Cancer-associated systemic inflammation is strongly linked with poor disease outcome in cancer patients. One of the long-standing research lines in my lab is focused on how primary mammary tumors hijack the immune system to facilitate metastatic spread. Utilizing mouse tumor models that faithfully recapitulate human breast tumorigenesis, we discovered how mammary tumors induce a systemic inflammatory response involving gamma delta T cells and immunosuppressive neutrophils that facilitate metastasis formation (Coffelt et al. Nature 2015; Kersten et al. Oncoimmunology 2017). More recently, we became interested in studying the mechanisms underlying the inter-patient heterogeneity in composition and activation status of the immune landscape. To determine how systemic neutrophilic inflammation is influenced by genetic aberrations in mammary tumors, we collaborated with Prof. Jos Jonkers and utilized a panel of 16 genetically engineered mouse tumor models (GEMMs) for breast cancer that harbor different tissue-specific mutations. We revealed that loss of p53 in breast cancer cells drives pro-metastatic systemic neutrophilic inflammation in a Wnt-dependent manner (Wellenstein et al. Nature 2019), illustrating that common genetic drivers of breast cancer influence the crosstalk with the immune system. We are currently extending this research to other genetic drivers of breast cancer. These insights will set the stage for tailoring immunomodulatory therapies to the DNA code of tumors of individual patients.

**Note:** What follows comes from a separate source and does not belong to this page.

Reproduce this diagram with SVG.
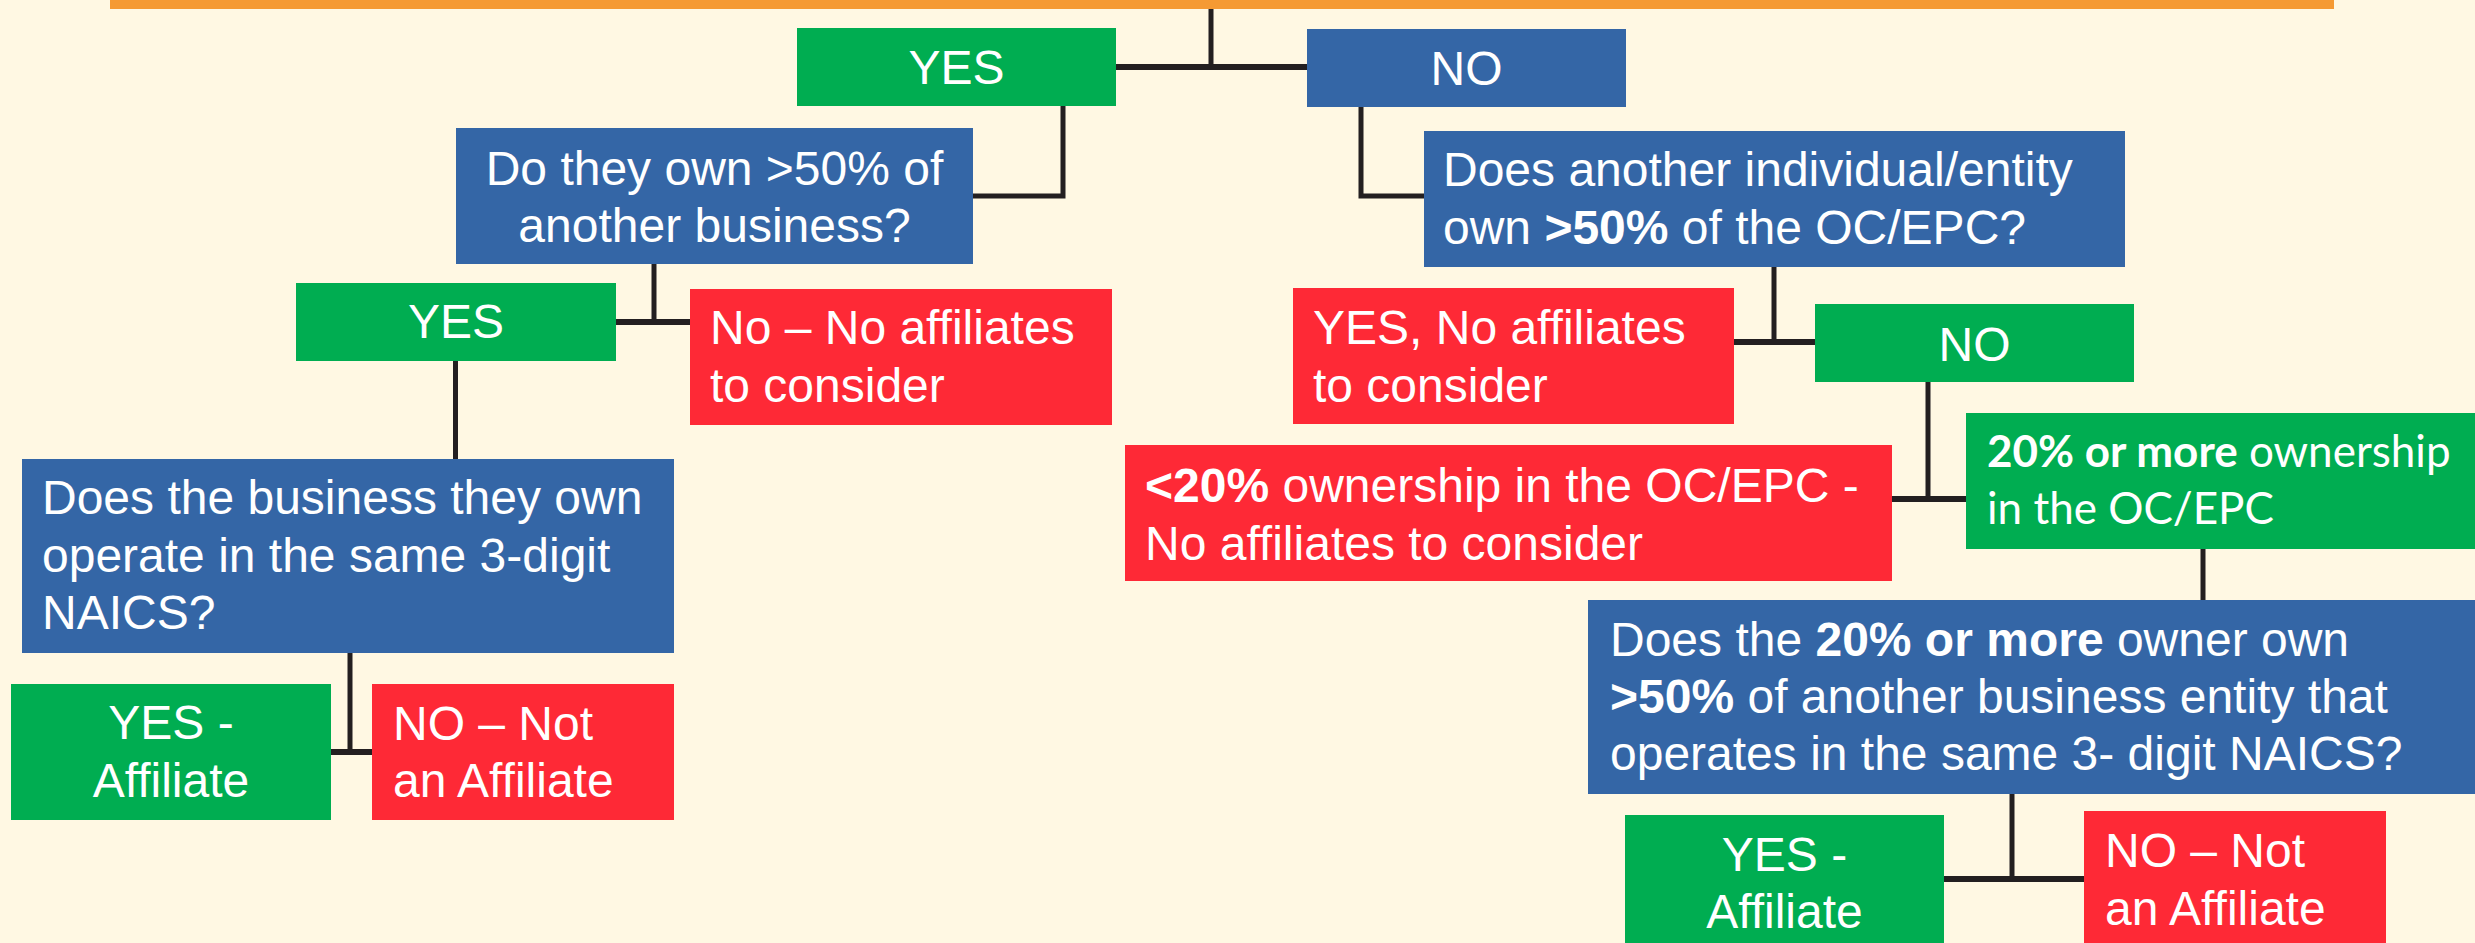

There is a growing realization that the immune system influences the success of cancer therapies, however, the exact underlying mechanisms are largely unknown. My lab studies the involvement of tumor-associated myeloid immune cells on the efficacy of chemo- and immuno-therapy response in breast cancer. While the adaptive immune system does not affect the outcome of chemotherapy against de novo mammary tumors in our preclinical mouse mammary tumor models (Ciampricotti et al. Nature Medicine 2012), we discovered that therapeutic targeting of macrophages improves chemotherapy response by unleashing type I IFN signaling. Simultaneous elimination of immunosuppressive neutrophils was required to engage an efficacious anti-tumor immune response that further improved therapeutic benefit of cisplatin (Salvagno et al. Nature Cell Biology 2019). We are currently evaluating whether the success of immune checkpoint inhibition in metastatic breast cancer can be improved by relieving tumor-induced immunosuppression. By gaining mechanistic insights into the involvement of the immune system in anti-cancer therapies, we aim to contribute to the rational design of effective immunomodulatory strategies to fight breast cancer
Besides our preclinical research activities, my team closely collaborates with medical oncologist and researcher Marleen Kok (NKI/AVL) to comprehensively profile the peripheral immune landscape of breast cancer patients treated with immune checkpoint inhibitors, with the aim to identify immune-parameters associated with immunotherapy response and to gain a deeper understanding of the complex cancer-immune crosstalk in breast cancer patients.